Quem me acompanha sabe que não gostei dos manifestos "pró-democracia", em especial do "Juntos", que empolgaram tanta gente. E sabe também que tenho feito minhas críticas respeitando os companheiros que pensam diferente e tentando aprofundar o debate.
Infelizmente, entre os entusiastas dos manifestos nem sempre é assim. Há aqueles que afirmam que a hora é de unir todos sem cobrar nada, só com amor no coração, mas distilam uma agressividade sem limites contra as pessoas da esquerda que ousam discordar. E há aqueles que afirmam sua superioridade moral com ironias que têm como objetivo bloquear qualquer possibilidade de discussão.
No meio disso, há duas desinformações que são propagadas, por alguns por ingenuidade, por outros por malícia.
Uma: quem critica os manifestos acha que a direita arrependida não deve defender a derrubada de Bolsonaro. Isso não é verdade. Quanto mais gente contra Bolsonaro, melhor.
O problema é cobrir uma convergência pontual contra Bolsonaro com o manto de um pretenso "programa comum" que exila toda a agenda do campo popular.
Há um furo, aliás, nesse discurso de que vale tudo pela derrubada de Bolsonaro: o manifesto nem fala em derrubada de Bolsonaro!
No Estadão de hoje, o porta-voz do Pacto pela Democracia, grupo que reúne movimentos de captura empresarial da política e também lançou seu manifesto, admite que a defesa do impeachment de Bolsonaro ainda não está definida.
Outra: estaríamos pretendendo que a direita se curvasse a um programa de esquerda. Quão ridículo é, por exemplo, esperar que Luciano Huck assine um manifesto que pede a taxação das grandes fortunas!
Sim, é um absurdo. Mas por que não se julga igualmente absurdo ver Guilherme Boulos assinando um manifesto que defende "lei e ordem", responsabilidade fiscal e Lava Jato?
A defesa da retirada de Bolsonaro do cargo não exige nem uma coisa, nem outra. Justamente por isso é capaz de juntar setores tão diversos. Inconcebível é que, por conta dessa emergência, nós entreguemos de bandeja a ideia de que a democracia que defendemos é a "democracia" deles.
Uma das disputas políticas primárias é a disputa pelas fronteiras do discurso político legítimo. A direita entende isso e ganhou muito terreno nos últimos anos. Hoje, é possível vir ao debate público defender a ditadura, a tortura, as desigualdades mais brutais.
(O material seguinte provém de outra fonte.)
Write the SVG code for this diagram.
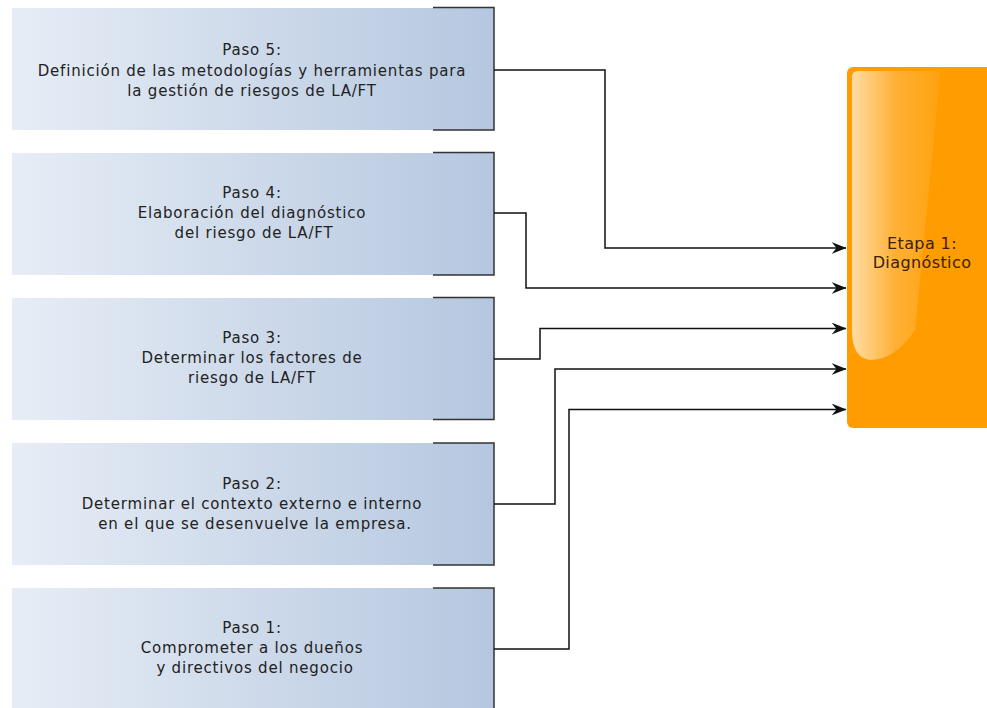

Os acenos ao neonazismo e ao supremacismo branco ainda são discretos, mas quem sabe como será amanhã?
Ao mesmo tempo, apertam o cerco contra a esquerda. Querem criminalizar o comunismo. A pressão macarthista cresce contra quem fala em socialismo, feminismo, antirracismo, marxismo, direitos.
A submissão aos parâmetros discursivos da direita "civilizada", como condição para a derrubada de Bolsonaro, é outra faceta deste mesmo processo.
É fundamental não ceder um milímetro na afirmação dos valores e da agenda da esquerda.